── EXTRACTED INFORMATION ──
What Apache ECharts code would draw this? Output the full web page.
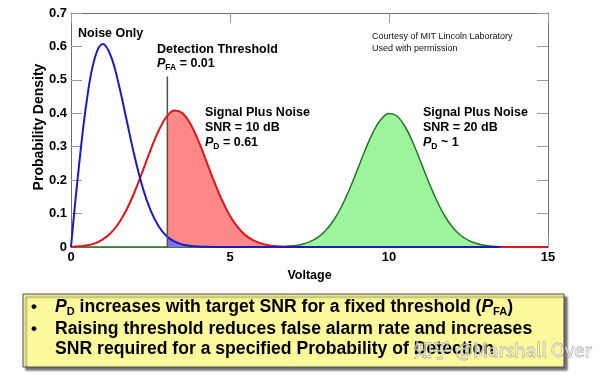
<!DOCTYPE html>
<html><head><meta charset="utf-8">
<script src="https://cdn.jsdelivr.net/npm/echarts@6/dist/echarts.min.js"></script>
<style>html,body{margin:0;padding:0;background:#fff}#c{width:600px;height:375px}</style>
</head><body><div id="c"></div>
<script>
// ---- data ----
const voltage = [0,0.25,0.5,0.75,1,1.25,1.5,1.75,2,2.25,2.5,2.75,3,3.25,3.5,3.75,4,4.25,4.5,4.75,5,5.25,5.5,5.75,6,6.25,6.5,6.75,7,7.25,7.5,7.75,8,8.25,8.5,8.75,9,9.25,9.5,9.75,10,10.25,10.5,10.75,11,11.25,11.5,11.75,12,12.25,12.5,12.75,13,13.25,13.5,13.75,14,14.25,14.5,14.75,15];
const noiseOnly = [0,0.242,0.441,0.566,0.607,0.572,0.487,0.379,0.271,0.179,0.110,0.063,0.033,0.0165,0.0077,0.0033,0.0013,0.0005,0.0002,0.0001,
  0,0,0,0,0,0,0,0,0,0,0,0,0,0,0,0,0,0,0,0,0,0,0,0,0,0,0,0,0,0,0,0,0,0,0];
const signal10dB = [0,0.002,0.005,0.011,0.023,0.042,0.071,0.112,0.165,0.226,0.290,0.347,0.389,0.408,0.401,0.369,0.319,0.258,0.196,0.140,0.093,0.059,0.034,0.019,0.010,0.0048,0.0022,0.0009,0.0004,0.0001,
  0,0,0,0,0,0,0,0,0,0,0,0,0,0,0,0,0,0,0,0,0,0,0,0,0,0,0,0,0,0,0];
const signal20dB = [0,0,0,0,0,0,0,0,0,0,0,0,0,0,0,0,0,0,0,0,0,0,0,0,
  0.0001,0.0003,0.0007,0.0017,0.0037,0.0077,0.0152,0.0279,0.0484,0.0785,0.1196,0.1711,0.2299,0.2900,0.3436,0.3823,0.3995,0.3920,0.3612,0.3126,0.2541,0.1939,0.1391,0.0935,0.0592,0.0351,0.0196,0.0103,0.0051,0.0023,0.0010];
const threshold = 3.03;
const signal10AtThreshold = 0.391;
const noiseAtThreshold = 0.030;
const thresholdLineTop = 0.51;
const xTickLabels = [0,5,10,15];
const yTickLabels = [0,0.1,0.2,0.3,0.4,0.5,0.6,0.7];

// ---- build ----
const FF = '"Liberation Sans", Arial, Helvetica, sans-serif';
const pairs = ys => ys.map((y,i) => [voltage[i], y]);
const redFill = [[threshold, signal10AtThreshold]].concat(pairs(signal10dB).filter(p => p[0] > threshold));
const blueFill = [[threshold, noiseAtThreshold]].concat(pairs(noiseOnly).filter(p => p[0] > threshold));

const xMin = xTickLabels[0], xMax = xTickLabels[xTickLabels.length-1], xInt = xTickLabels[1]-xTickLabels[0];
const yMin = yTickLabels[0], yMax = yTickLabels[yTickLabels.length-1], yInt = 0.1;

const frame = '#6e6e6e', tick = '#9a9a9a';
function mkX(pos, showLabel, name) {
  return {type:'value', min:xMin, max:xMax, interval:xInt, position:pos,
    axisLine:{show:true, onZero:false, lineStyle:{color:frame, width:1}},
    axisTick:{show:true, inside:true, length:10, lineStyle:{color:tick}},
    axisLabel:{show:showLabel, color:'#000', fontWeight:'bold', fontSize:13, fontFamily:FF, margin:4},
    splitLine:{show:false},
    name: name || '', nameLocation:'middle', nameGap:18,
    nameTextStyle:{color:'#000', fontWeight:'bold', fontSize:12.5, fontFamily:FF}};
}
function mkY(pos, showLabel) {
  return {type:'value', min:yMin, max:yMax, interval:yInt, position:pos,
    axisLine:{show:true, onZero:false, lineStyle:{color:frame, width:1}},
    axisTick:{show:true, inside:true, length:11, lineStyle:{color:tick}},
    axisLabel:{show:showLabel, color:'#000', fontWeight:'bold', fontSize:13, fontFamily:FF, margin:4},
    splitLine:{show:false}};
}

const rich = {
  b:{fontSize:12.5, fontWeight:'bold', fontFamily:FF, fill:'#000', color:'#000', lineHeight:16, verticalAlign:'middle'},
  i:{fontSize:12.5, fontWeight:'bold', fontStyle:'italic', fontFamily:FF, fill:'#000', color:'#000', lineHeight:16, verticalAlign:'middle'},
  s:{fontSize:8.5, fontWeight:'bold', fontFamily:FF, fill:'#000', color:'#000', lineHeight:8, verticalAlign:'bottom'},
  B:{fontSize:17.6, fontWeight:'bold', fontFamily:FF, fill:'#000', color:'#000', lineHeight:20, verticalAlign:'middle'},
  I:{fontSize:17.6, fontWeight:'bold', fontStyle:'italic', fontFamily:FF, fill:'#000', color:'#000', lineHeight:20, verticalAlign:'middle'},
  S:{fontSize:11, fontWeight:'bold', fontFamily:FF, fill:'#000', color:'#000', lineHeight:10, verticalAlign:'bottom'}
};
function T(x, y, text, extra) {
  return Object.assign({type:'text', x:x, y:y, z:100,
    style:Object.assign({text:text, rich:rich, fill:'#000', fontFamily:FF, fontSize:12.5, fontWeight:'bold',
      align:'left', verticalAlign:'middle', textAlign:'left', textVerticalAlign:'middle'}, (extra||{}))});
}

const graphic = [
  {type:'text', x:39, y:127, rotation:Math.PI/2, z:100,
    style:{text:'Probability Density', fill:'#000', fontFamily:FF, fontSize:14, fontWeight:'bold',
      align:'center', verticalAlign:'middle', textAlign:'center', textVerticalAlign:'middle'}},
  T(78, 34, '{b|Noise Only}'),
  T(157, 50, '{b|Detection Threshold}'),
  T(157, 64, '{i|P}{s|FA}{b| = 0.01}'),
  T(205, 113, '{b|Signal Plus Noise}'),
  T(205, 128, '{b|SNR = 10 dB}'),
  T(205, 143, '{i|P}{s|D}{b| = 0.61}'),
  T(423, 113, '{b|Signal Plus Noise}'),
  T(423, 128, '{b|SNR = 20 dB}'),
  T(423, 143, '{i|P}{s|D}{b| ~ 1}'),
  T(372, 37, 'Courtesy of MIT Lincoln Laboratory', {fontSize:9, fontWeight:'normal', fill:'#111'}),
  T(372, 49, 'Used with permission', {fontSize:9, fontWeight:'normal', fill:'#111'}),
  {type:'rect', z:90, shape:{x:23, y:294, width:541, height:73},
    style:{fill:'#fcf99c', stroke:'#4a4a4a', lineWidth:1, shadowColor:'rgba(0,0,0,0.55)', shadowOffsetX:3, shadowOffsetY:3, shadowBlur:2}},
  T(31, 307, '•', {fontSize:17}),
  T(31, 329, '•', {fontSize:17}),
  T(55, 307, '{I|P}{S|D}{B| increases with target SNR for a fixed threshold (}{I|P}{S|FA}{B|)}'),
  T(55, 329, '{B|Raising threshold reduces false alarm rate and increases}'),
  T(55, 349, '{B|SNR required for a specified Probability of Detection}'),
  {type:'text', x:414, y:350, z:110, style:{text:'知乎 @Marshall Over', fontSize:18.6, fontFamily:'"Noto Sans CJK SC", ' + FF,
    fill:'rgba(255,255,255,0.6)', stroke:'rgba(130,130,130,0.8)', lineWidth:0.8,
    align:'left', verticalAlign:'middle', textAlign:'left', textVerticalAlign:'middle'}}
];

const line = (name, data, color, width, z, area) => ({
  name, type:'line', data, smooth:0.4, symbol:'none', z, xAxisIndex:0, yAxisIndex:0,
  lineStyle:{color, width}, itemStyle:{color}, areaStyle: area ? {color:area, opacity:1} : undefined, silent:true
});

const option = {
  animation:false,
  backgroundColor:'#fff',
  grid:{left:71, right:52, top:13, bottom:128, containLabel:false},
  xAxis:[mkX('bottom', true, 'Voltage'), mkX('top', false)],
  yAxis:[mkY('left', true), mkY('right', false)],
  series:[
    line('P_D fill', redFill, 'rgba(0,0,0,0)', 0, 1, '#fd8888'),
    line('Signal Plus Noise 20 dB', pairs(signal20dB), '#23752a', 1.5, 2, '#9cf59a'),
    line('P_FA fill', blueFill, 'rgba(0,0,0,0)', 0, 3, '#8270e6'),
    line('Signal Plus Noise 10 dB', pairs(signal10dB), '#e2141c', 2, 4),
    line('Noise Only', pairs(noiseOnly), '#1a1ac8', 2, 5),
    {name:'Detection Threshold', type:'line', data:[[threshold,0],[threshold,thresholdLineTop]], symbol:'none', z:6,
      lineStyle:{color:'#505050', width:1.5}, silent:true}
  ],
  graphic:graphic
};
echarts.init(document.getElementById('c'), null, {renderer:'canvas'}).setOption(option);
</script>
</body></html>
───
── EXTRACTED INFORMATION ──
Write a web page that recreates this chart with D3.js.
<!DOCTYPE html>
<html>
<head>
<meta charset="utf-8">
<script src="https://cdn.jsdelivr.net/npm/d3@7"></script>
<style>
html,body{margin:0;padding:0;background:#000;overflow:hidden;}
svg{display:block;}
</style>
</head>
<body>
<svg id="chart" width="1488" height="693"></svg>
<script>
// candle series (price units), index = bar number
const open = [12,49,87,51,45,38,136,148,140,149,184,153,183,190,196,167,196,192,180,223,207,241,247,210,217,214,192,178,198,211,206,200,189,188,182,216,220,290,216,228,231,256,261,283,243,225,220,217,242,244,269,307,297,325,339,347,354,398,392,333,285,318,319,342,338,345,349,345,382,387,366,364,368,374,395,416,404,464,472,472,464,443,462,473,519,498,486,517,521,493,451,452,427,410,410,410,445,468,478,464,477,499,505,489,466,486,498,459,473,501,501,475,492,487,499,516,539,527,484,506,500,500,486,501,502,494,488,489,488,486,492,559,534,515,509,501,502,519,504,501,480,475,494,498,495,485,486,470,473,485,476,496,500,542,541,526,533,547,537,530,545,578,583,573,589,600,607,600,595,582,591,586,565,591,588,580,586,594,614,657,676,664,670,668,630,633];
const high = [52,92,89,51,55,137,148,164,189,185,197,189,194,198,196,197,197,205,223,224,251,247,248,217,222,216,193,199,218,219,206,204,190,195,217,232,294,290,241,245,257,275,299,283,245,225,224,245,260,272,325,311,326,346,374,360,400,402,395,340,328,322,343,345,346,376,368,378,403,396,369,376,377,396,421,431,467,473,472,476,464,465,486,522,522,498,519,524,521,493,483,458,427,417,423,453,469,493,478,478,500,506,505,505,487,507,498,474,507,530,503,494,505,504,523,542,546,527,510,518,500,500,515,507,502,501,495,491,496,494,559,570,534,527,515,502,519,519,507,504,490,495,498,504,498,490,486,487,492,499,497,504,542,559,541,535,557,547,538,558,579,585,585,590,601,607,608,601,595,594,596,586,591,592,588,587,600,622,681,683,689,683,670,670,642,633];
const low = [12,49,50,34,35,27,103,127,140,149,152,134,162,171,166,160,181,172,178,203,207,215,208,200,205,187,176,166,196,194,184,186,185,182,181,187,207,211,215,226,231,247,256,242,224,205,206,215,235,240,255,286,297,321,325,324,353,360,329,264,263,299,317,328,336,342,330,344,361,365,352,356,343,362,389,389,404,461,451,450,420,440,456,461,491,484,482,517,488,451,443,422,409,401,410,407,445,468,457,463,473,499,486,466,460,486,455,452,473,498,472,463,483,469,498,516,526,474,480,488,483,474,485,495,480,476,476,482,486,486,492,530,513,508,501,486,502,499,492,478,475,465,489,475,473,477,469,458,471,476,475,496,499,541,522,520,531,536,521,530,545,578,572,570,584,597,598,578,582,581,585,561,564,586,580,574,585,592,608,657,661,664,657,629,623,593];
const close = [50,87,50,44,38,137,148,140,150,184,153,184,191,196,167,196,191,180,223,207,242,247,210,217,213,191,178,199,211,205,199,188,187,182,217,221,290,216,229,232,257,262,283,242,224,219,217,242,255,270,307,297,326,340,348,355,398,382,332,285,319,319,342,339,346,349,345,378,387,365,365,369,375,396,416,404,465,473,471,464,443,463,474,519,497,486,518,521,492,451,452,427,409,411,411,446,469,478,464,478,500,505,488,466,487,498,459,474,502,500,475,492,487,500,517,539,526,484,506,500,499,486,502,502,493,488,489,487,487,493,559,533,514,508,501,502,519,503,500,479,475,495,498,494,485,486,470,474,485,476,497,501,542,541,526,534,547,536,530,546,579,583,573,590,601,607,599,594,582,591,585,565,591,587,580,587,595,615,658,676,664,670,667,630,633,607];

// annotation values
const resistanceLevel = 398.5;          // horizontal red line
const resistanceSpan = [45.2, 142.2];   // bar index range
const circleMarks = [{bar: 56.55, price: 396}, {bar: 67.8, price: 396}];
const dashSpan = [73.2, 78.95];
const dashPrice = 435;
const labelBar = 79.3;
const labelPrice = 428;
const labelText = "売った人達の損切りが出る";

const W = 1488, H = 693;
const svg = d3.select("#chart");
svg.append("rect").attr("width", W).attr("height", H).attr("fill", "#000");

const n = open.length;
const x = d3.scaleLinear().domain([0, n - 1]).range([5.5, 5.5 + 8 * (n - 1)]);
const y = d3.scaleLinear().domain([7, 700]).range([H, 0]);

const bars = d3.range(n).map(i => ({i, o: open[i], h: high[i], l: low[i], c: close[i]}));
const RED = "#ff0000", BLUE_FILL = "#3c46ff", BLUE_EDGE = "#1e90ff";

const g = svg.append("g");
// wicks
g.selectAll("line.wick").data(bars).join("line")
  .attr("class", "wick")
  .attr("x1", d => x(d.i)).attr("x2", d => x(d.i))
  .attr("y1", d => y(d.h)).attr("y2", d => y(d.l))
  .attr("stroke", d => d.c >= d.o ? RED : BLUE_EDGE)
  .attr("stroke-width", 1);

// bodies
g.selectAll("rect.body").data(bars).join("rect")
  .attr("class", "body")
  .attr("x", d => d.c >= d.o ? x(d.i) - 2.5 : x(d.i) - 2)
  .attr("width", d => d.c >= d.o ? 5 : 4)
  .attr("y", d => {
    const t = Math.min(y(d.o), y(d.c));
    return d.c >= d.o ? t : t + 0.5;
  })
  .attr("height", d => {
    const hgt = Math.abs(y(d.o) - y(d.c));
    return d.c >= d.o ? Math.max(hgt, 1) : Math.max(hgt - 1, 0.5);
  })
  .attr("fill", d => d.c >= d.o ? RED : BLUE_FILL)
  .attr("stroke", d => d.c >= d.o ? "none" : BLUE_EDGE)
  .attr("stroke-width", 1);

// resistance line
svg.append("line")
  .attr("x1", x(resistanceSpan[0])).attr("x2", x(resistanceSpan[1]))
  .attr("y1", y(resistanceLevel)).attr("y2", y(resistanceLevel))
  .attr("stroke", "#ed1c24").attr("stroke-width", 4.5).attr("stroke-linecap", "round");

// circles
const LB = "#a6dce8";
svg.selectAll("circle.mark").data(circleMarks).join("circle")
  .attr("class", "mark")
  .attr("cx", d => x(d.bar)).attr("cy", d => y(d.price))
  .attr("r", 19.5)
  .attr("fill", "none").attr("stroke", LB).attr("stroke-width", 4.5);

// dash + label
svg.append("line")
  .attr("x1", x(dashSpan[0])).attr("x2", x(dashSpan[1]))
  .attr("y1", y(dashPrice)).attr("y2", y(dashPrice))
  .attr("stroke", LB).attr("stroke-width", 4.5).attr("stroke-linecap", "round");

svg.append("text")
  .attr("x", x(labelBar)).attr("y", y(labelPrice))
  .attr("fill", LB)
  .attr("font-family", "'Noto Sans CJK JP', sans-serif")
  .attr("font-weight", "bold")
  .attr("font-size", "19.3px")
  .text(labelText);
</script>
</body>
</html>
───
── EXTRACTED INFORMATION ──
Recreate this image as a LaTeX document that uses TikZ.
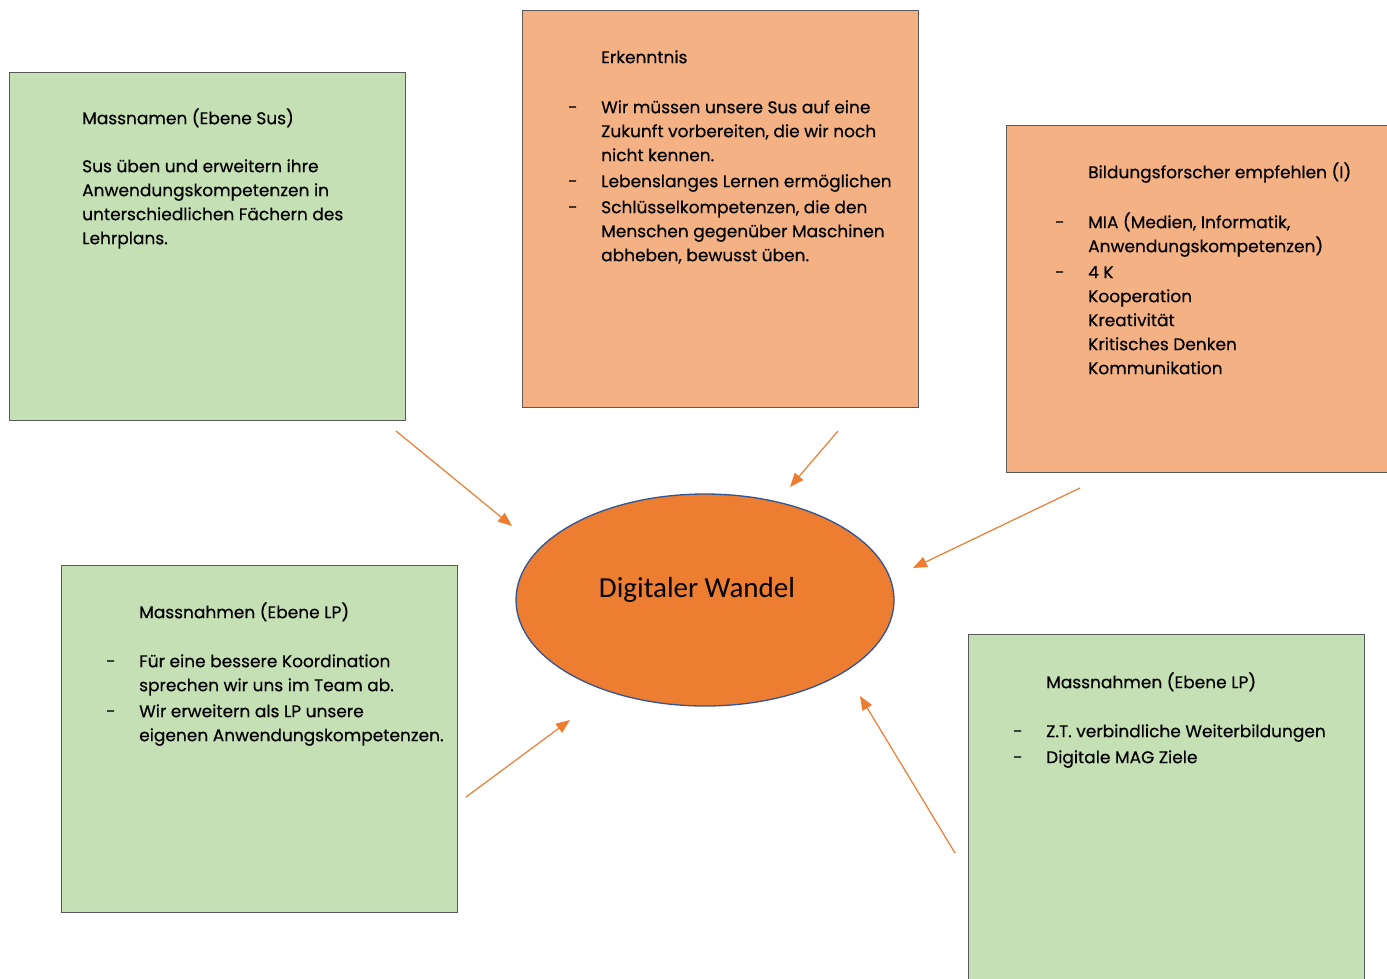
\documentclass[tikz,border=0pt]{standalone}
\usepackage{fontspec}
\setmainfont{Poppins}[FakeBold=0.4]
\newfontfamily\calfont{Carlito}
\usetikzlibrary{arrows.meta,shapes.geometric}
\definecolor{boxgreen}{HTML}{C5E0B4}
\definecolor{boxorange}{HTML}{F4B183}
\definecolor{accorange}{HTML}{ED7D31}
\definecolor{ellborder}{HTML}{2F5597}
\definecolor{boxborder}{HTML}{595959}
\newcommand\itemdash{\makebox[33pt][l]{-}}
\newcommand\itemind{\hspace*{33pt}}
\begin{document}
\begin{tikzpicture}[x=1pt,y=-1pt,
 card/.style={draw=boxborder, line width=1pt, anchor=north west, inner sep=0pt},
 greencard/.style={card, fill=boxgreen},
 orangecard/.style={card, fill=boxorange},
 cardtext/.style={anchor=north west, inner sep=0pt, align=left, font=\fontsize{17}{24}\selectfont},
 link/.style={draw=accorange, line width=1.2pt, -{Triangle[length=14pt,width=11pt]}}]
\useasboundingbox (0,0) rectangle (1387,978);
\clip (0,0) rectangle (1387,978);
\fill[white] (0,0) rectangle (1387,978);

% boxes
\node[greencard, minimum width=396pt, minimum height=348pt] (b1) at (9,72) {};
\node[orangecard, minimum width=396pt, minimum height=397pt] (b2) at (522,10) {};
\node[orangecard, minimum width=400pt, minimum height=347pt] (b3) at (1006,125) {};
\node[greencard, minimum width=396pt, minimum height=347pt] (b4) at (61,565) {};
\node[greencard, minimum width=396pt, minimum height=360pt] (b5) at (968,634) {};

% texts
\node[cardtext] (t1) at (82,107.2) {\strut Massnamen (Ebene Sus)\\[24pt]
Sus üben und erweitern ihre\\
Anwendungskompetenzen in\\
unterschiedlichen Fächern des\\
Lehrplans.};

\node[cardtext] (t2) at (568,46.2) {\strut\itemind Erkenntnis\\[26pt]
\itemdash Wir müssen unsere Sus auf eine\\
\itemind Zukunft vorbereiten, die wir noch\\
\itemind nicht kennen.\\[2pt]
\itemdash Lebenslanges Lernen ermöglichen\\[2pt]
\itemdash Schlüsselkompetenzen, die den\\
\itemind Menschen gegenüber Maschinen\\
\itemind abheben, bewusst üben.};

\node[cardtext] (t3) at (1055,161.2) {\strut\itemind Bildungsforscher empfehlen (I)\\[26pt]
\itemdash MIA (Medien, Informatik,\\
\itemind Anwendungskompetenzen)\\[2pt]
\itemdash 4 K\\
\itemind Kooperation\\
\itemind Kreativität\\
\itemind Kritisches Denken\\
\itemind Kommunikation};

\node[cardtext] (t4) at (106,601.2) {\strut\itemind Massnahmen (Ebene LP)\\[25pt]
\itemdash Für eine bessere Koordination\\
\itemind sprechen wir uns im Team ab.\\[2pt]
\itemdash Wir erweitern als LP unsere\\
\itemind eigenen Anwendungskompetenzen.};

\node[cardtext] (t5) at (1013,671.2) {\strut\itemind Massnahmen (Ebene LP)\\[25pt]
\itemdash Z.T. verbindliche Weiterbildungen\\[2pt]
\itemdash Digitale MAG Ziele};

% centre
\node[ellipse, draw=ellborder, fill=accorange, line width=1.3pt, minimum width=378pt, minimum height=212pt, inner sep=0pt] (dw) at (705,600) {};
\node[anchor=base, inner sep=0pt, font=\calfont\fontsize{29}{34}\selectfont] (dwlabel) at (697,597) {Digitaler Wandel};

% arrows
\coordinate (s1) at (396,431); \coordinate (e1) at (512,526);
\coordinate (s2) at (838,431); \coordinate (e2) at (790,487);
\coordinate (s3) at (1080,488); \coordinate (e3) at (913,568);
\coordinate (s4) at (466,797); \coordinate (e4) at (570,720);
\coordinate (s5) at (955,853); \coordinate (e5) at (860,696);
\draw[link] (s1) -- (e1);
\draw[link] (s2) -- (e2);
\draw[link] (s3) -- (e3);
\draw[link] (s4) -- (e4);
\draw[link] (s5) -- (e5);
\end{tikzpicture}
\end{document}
───
_TASK DIRECTIONS_. Gather every line from the entries above where the word "page" appears, and copy them.

_SOLUTION_.
What Apache ECharts code would draw this? Output the full web page.
Write a web page that recreates this chart with D3.js.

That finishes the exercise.